Of course, going up is easier than coming down (gracefully). Being a fixed pitch machine, you simply can't bring it down as fast as a collective pitch machine. You can reduce the throttle and hover it down, but it will take a little while. (But if you are just learning, you have no other choice.) If you reduce the throttle too much, though, the controls become very sluggish as the rotor speed is slowed way down and very little thrust is generated. A better option is to sort of fly it down like an airplane, but you have to be comfortable in forward flight in order to do it that way.
Aerobatics flying
Mk, yes, it can do it. Pirouettes, stall turns (180 and 540 degree), and even loops can be done with the little guy. Make sure you start your loops very high, with lots of height, and with lots of forward speed, as it will loose quite a bit of altitude on the back part of the loop. I've found it loops better if you go from forward flight to a 45-degree climb for a second, then pull full back cyclic to complete the loop. Whatever you do, don't reduce the throttle until the maneuver is complete. Rolls are possible, but the few I did weren't pretty. It does a sort of corkscrew barrel roll. Pretty funny to watch, I must say.
The main selling point of the Corona, however, is its durability, and durable it is! Lite Machines used to have a video showing their machines being purposely whacked into bridges and various other inanimate objects, only to be picked up and flown immediately afterwards. Flying in a tight space, I've managed to have it fall ten feet to the ground after hitting a tree. I've also subjected it to medium speed flights into terra firma (must watch those wind gusts), and even pancaked it into the ground after looping it with a rapidly dying battery. Crashes that would necessitate parts replacements on any other helicopter only resulted in a couple small dents on the tail boom and some stripped servo gears (I've since gone to metal-geared servos, which have proved much more durable).
Different types of battery packs were tried include a 6-cell, 7-cell, and 8-cell pack. All will fly the helicopter pretty good. The 8-cell of course had the most power, but at some weight penalty. However, it works really well for windy days. I've since settled on 7-cells as my preferred pack as it is a good balance of weight and power. Average flight time with a 7-cell CP-2400 pack is about 7.5 minutes. When the power does fade, it does somewhat quickly, so I recommend the first couple of flights be done low and monitored with a timer to give warning before the battery charge is used up. I've also noticed that the motor gets quite hot with the canopy on. I recommend cutting some cooling holes in the top of the canopy, and perhaps even adding an R/C car heat sink on the motor. Regardless, after dozens of flights, I've found the Corona to be a capable and reliable machine.
Sorry if these are not the most exciting pictures ever taken. However, she flies quite well and is easy to see even from pretty far away.

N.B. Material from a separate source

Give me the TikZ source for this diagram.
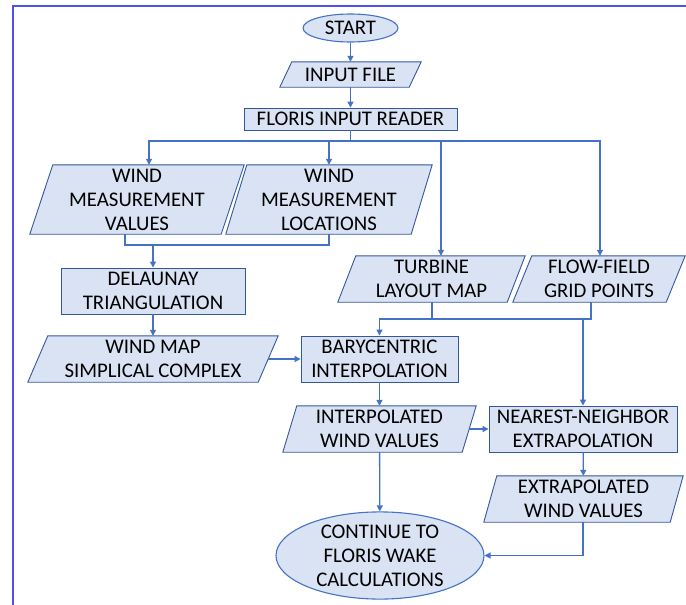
\documentclass[tikz,border=0pt]{standalone}
\usepackage{fontspec}
\setmainfont{Carlito}
\usetikzlibrary{shapes.geometric,arrows.meta,backgrounds}
\definecolor{boxfill}{HTML}{DAE3F3}
\definecolor{boxline}{HTML}{34589A}
\definecolor{conline}{HTML}{4472C4}
\definecolor{framecol}{HTML}{5050F0}
\newcommand\pgram[2]{%
  \begin{scope}[on background layer]
    \draw[boxline, line width=0.9pt, fill=boxfill, line join=miter]
      ([xshift=#2pt]#1.north west) -- (#1.north east) --
      ([xshift=-#2pt]#1.south east) -- (#1.south west) -- cycle;
  \end{scope}}
\begin{document}
\begin{tikzpicture}[x=1pt, y=-1pt,
  txt/.style={inner sep=0pt, align=center, text=black,
    font=\fontsize{20.8}{24}\selectfont},
  pbox/.style={txt, draw=none, minimum width=#1},
  rbox/.style={txt, draw=boxline, line width=0.9pt, fill=boxfill},
  obox/.style={txt, ellipse, draw=conline, line width=1.1pt, fill=boxfill},
  con/.style={conline, line width=1.3pt},
  arr/.style={con, -{Triangle[width=6pt,length=6pt]}}]
\useasboundingbox (0,0) rectangle (686,605);
\draw[framecol, line width=2pt] (686,5.5) -- (13,5.5) -- (13,605);

% nodes
\node[obox, minimum width=95, minimum height=28] (start) at (350.5,28) {START};
\node[pbox=141, minimum height=25] (inp) at (350.5,74.5) {INPUT FILE};
\node[rbox, minimum width=213, minimum height=22] (fr) at (350.5,119) {FLORIS INPUT READER};
\node[pbox=214, minimum height=69] (wmv) at (137,199.5) {WIND\\MEASUREMENT\\VALUES};
\node[pbox=206, minimum height=69] (wml) at (329,199.5) {WIND\\MEASUREMENT\\LOCATIONS};
\node[pbox=187, minimum height=46] (tur) at (431.5,279) {TURBINE\\LAYOUT MAP};
\node[pbox=172, minimum height=46] (flow) at (599,279) {FLOW-FIELD\\GRID POINTS};
\node[rbox, minimum width=184, minimum height=46] (del) at (153,291) {DELAUNAY\\TRIANGULATION};
\node[pbox=250, minimum height=46] (wm) at (153,359) {WIND MAP\\SIMPLICAL COMPLEX};
\node[rbox, minimum width=157, minimum height=46] (bary) at (379.5,359) {BARYCENTRIC\\INTERPOLATION};
\node[pbox=193, minimum height=46] (interp) at (379.5,429) {INTERPOLATED\\WIND VALUES};
\node[rbox, minimum width=188, minimum height=46] (near) at (583,429) {NEAREST-NEIGHBOR\\EXTRAPOLATION};
\node[pbox=199, minimum height=46] (extra) at (583.5,499) {EXTRAPOLATED\\WIND VALUES};
\node[obox, minimum width=208, minimum height=81] (cont) at (380,555.5) {CONTINUE TO\\FLORIS WAKE\\CALCULATIONS};

\pgram{inp}{12}
\pgram{wmv}{23}
\pgram{wml}{21}
\pgram{tur}{18}
\pgram{flow}{19}
\pgram{wm}{20}
\pgram{interp}{14}
\pgram{extra}{13}

% junction coordinates
\coordinate (j1) at (350.5,141);
\coordinate (j2) at (153,245);
\coordinate (j3) at (583,319);

% connectors
\draw[arr] (start) -- (inp);
\draw[arr] (inp) -- (fr);
\draw[con] (fr.south) -- (j1);
\draw[arr] (j1) -| ([xshift=12pt]wmv.north);
\draw[arr] (j1) -| (wml.north);
\draw[arr] (j1) -| ([xshift=9.5pt]tur.north);
\draw[arr] (j1) -| ([xshift=1pt]flow.north);
\draw[con] ([xshift=-12pt]wmv.south) |- (j2);
\draw[con] (wml.south) |- (j2);
\draw[arr] (j2) -- (del.north);
\draw[arr] (del) -- (wm);
\draw[arr] ([xshift=-10pt]wm.east) -- (bary.west);
\draw[con] ([xshift=0.5pt]tur.south) |- (j3);
\draw[con] ([xshift=-8pt]flow.south) |- (j3);
\draw[arr] (j3) -| (bary.north);
\draw[arr] (j3) -- (near.north);
\draw[arr] (bary) -- (interp);
\draw[arr] ([xshift=-7pt]interp.east) -- (near.west);
\draw[arr] (interp) -- (cont);
\draw[arr] (near) -- (extra);
\draw[arr] ([xshift=-0.5pt]extra.south) |- (cont.east);
\end{tikzpicture}
\end{document}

While appearing to be limited by being fixed pitch, flying the Corona has proven to be loads of fun. Plastic blades that can fold in a crash, a spring steel main shaft, robust frame construction, and simple mechanics work to provide an ultra durable helicopter that is great for helicopter training and flies really well. The beginner flier can also use it to carry them into basic aerobatics before moving onto larger more complicated machines. In addition, the added ultra-reliability of the electric motor makes for many trouble free flights. The Lite Machines' Corona is great for those looking to get into the hobby or for those casual fliers who literally want to "beat around the bush."